Alan Kay, the Xerox PARC founder and visionary computer scientist, once said, “don’t worry about what anybody else is going to do… The best way to predict the future is to invent it. Really smart people with reasonable funding can do just about anything that doesn’t violate too many of Newton’s Laws!”
Alan wasn’t the first* to express the view that the future can, at least in part, be invented, but he was one of its leading proponents laying much of the groundwork in the early 1970s for what would become the personal computer and ultimately, the digital revolution.
For corporate leaders and their companies in the midst of the transition to becoming digital enterprises, that future is real-time computing, or what I prefer to call ‘in the moment’ computing – the ability to make instant decisions based on live rather than stale data.
Technologists have been talking about real-time computing for years(, but it is only in the last few years that new technology platforms like SAP’s HANA (which is built around a reimagined database with built-in analytics and other functionality) and in-memory computing have made real, real-time computing possible.
So why is this important for business users? Because in our hyper-connected digital world, speed and flexibility really do matter. Customers, and consumers in particular, have become accustomed to having access to the latest information where ever they are, whenever they want it and on whatever device they choose to use. They have short attention spans, demand the best customer experience and they expect near instant gratification.
“Every second counts when you want to deliver real-time recommendations to customers based on their location, activity, or status,” said Forrester Research in a report published last month on (The Forrester Wave: In-Memory Database Platforms, Q3 2015).
Forrester points out that the traditional approach of storing data on disk and later integrating and analyzing it isn’t good enough anymore; decision makers need the perfect recommendation in seconds, not days or weeks. “Storing and processing customer data, events, and clickstreams in memory supports such sub-second, low-latency access,” said Forrester. Translation? To be relevant in today’s digital economy, it has to be able to analyze and deliver insights on huge volumes of disparate data – quickly.
It has got to be fast and able to deal with huge volumes of disparate data to be relevant in today’s digital economy.
In-memory DB uses
Here are some examples. The reservations systems for hotels, concerts, sports events, restaurants, and car rental companies. They all use in-memory data platforms to deliver the enhanced customer experiences that allow you or me to choose a table, seat, or room in real time, even when hundreds and thousands of others are doing the same thing at that the exact same moment.
Or consider directors in today’s corporate boardrooms. They need to be able to make decisions immediately based on up-to-the minute information, and to assess investment opportunities in real time rather than having to wait hours, days or perhaps weeks for IT to run a report.
Sounds simple?

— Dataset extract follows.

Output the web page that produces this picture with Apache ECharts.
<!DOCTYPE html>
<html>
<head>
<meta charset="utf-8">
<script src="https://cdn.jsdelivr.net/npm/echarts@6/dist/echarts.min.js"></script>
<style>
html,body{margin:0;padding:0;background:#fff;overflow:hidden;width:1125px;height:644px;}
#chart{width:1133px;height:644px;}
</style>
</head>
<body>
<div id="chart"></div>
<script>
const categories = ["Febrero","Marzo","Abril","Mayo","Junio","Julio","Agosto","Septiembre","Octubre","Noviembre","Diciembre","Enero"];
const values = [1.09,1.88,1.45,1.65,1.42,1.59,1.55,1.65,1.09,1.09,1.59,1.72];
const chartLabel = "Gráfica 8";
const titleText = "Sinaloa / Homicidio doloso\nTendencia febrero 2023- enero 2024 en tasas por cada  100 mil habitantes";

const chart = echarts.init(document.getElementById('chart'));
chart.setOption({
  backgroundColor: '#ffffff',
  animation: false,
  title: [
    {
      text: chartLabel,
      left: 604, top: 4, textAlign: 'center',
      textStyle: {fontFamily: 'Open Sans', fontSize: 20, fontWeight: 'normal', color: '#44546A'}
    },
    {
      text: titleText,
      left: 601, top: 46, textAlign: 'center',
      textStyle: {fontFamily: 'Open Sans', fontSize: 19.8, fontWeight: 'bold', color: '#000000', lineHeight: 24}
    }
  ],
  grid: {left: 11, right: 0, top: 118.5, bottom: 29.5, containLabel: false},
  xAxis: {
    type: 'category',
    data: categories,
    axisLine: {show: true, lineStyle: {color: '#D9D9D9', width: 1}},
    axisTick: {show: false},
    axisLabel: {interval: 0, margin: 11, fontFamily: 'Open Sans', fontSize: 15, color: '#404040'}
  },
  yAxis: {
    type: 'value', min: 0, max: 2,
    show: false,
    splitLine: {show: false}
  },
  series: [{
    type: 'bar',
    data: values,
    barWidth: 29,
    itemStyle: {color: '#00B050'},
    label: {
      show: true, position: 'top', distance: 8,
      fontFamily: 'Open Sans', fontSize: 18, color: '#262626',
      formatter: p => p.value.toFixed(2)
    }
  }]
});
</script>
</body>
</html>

Yes, but until recently storing and processing larger amounts of data in memory was not an option because the hardware was prohibitively expensive and the old-style (legacy) relational database products were too slow and cumbersome and incapable of handling the huge volumes of structured and unstructured data that modern applications, including predictive analytics, now depend on.

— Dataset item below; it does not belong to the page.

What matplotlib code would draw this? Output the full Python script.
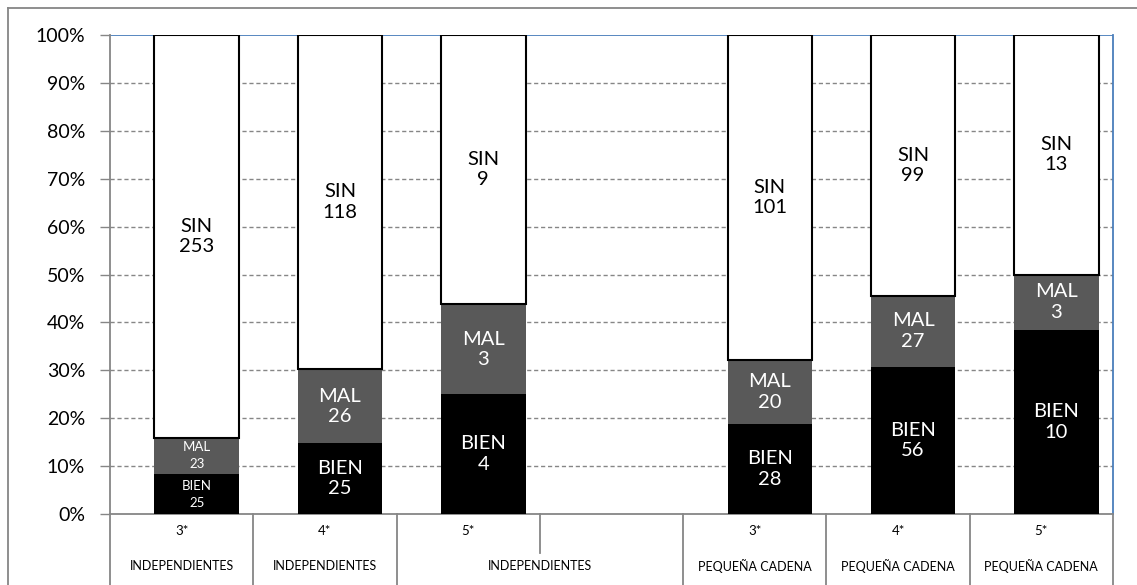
import matplotlib
matplotlib.use("Agg")
import matplotlib.pyplot as plt
from matplotlib.lines import Line2D
import numpy as np

plt.rcParams['font.family'] = ['Lato', 'DejaVu Sans']

# Hotel categories (slot 3 is an empty gap between the two groups)
stars = ["3*", "4*", "5*", "", "3*", "4*", "5*"]
groups = ["INDEPENDIENTES", "INDEPENDIENTES", "INDEPENDIENTES",
          "PEQUEÑA CADENA", "PEQUEÑA CADENA", "PEQUEÑA CADENA"]
group_spans = [(0, 1), (1, 2), (2, 4), (4, 5), (5, 6), (6, 7)]

# Counts per slot (None = empty slot)
bien = [25, 25, 4, None, 28, 56, 10]
mal = [23, 26, 3, None, 20, 27, 3]
sin = [253, 118, 9, None, 101, 99, 13]

W, H = 1137, 585
fig = plt.figure(figsize=(W / 100, H / 100), dpi=100)
ax_l, ax_r, ax_b, ax_t = 110, 1113, 514, 35
ax = fig.add_axes([ax_l / W, (H - ax_b) / H, (ax_r - ax_l) / W, (ax_b - ax_t) / H])

ax.set_xlim(0, 7)
ax.set_ylim(0, 1)

bar_w = 0.59
offset = 0.605
for i in range(7):
    if bien[i] is None:
        continue
    tot = bien[i] + mal[i] + sin[i]
    pb, pm, ps = bien[i] / tot, mal[i] / tot, sin[i] / tot
    x = i + offset
    ax.bar(x, pb, width=bar_w, color="black", zorder=3)
    ax.bar(x, pm, bottom=pb, width=bar_w, color="#595959", zorder=3)
    ax.bar(x, ps, bottom=pb + pm, width=bar_w, color="white",
           edgecolor="black", linewidth=1.5, zorder=3)
    if i == 0:
        fs, ls = 9.5, 1.5
    else:
        fs, ls = 14.5, 1.25
    ax.text(x, pb / 2, f"BIEN\n{bien[i]}", ha="center", va="center",
            color="white", fontsize=fs, linespacing=ls, zorder=4)
    ax.text(x, pb + pm / 2, f"MAL\n{mal[i]}", ha="center", va="center",
            color="white", fontsize=fs, linespacing=ls, zorder=4)
    ax.text(x, pb + pm + ps / 2, f"SIN\n{sin[i]}", ha="center", va="center",
            color="black", fontsize=14.5, linespacing=1.25, zorder=4)

# Y axis
ticks = np.arange(0, 1.01, 0.1)
ax.set_yticks(ticks)
ax.set_yticklabels([f"{int(round(t * 100))}%" for t in ticks], fontsize=14)
ax.tick_params(axis="y", length=7, width=1, color="#868686", pad=11, direction="out")
ax.set_xticks([])
for t in ticks[1:-1]:
    ax.axhline(t, color="#868686", linestyle=(0, (3, 2)), linewidth=1, zorder=1)
ax.axhline(1.0, color="#4a7ebb", linewidth=1.3, zorder=2)

for s in ["left", "bottom"]:
    ax.spines[s].set_color("#868686")
    ax.spines[s].set_linewidth(1.3)
ax.spines["top"].set_visible(False)
ax.spines["right"].set_color("#4a7ebb")
ax.spines["right"].set_linewidth(1.3)

# Multi-level category axis
tr = ax.get_xaxis_transform()
def ypix(py):
    # axes-fraction y for a figure pixel row
    return (ax_b - py) / (ax_b - ax_t)

for b in [0, 1, 2, 4, 5, 6, 7]:
    ax.add_line(Line2D([b, b], [0, ypix(H + 5)], transform=tr, color="#868686",
                       linewidth=1.3, clip_on=False))
ax.add_line(Line2D([3, 3], [0, ypix(553)], transform=tr, color="#868686",
                   linewidth=1.3, clip_on=False))

for i, s in enumerate(stars):
    if s:
        ax.text(i + 0.5, ypix(531), s, transform=tr, ha="center", va="center",
                fontsize=9.5)
for g, (a, b) in zip(groups, group_spans):
    ax.text((a + b) / 2, ypix(566), g, transform=tr, ha="center", va="center",
            fontsize=9)

# Outer chart frame
fig.add_artist(Line2D([8 / W, 8 / W], [0, 1 - 8 / H], transform=fig.transFigure,
                      color="#868686", linewidth=1.3))
fig.add_artist(Line2D([8 / W, 1], [1 - 8 / H, 1 - 8 / H], transform=fig.transFigure,
                      color="#868686", linewidth=1.3))

fig.savefig("out.png", dpi=100)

Over the past few years this has changed. Today’s disruptive in-memory database platforms like SAP’s , are changing the way we build and deliver systems of customer engagement (replacing old and limited customer relationship management (CRM) systems) and are transforming the practice of analytics, predictive modeling, and business transaction management.
Digital enterprise OS
To be successful in the digital economy, companies need to be running real-time applications on a true and complete in-memory data platform – think of this ‘platform’ as the ‘operating system’ for a digital enterprise.
Although some companies have been using real-time apps for decades, they previously required extensive application coding and customization to deliver extreme performance and that limited their use to a few specialized functions like stock trading and fraud detection. But this is no longer the case.
Today, for example, major retail stores, mid-sized retailers, and eCommerce sites like Ebay and Amazon have started to exploit in-memory data platforms and big data (structured, like sales records and unstructured, like customer comments on social media) in a big way. Similarly equipment manufacturers are using sensors, machine generated data and in-memory systems to analyze the performance of everything from tractors and jet engines to production line machinery and predict in real-time when a part might fail and need replacing.
“The in-memory database market is new but growing rapidly as enterprise architects look at supporting new and emerging fast data insights, applications, and processes,” said the Forrester report. But not all in-memory databases are created equal. Most, for example, rely on old techniques such as data caching and unlike SAP , require additional layers of technology in order to support real world applications.
“SAP’s razor-sharp focus on in-memory technology is paying off,” said Forrester while noting that HANA already had more than 7,200 customers at the end of the second quarter this year.
Those customers are taking charge of their own futures, investing in a technology platform that provides them with a rock-solid foundation to run and extend their digital core as they transform into digital enterprises. Rather than waiting for the future, they are inventing it. The (real-time computing) train is leaving the station and it’s time for companies to jump aboard or risk being left behind.
*Footnote: The first to express this concept was scientist Dennis Gabor who was later awarded a Nobel Prize in Physics for his work on holography. In his book, “Inventing the Future,” published in 1963, he wrote “The future cannot be predicted, but futures can be invented.”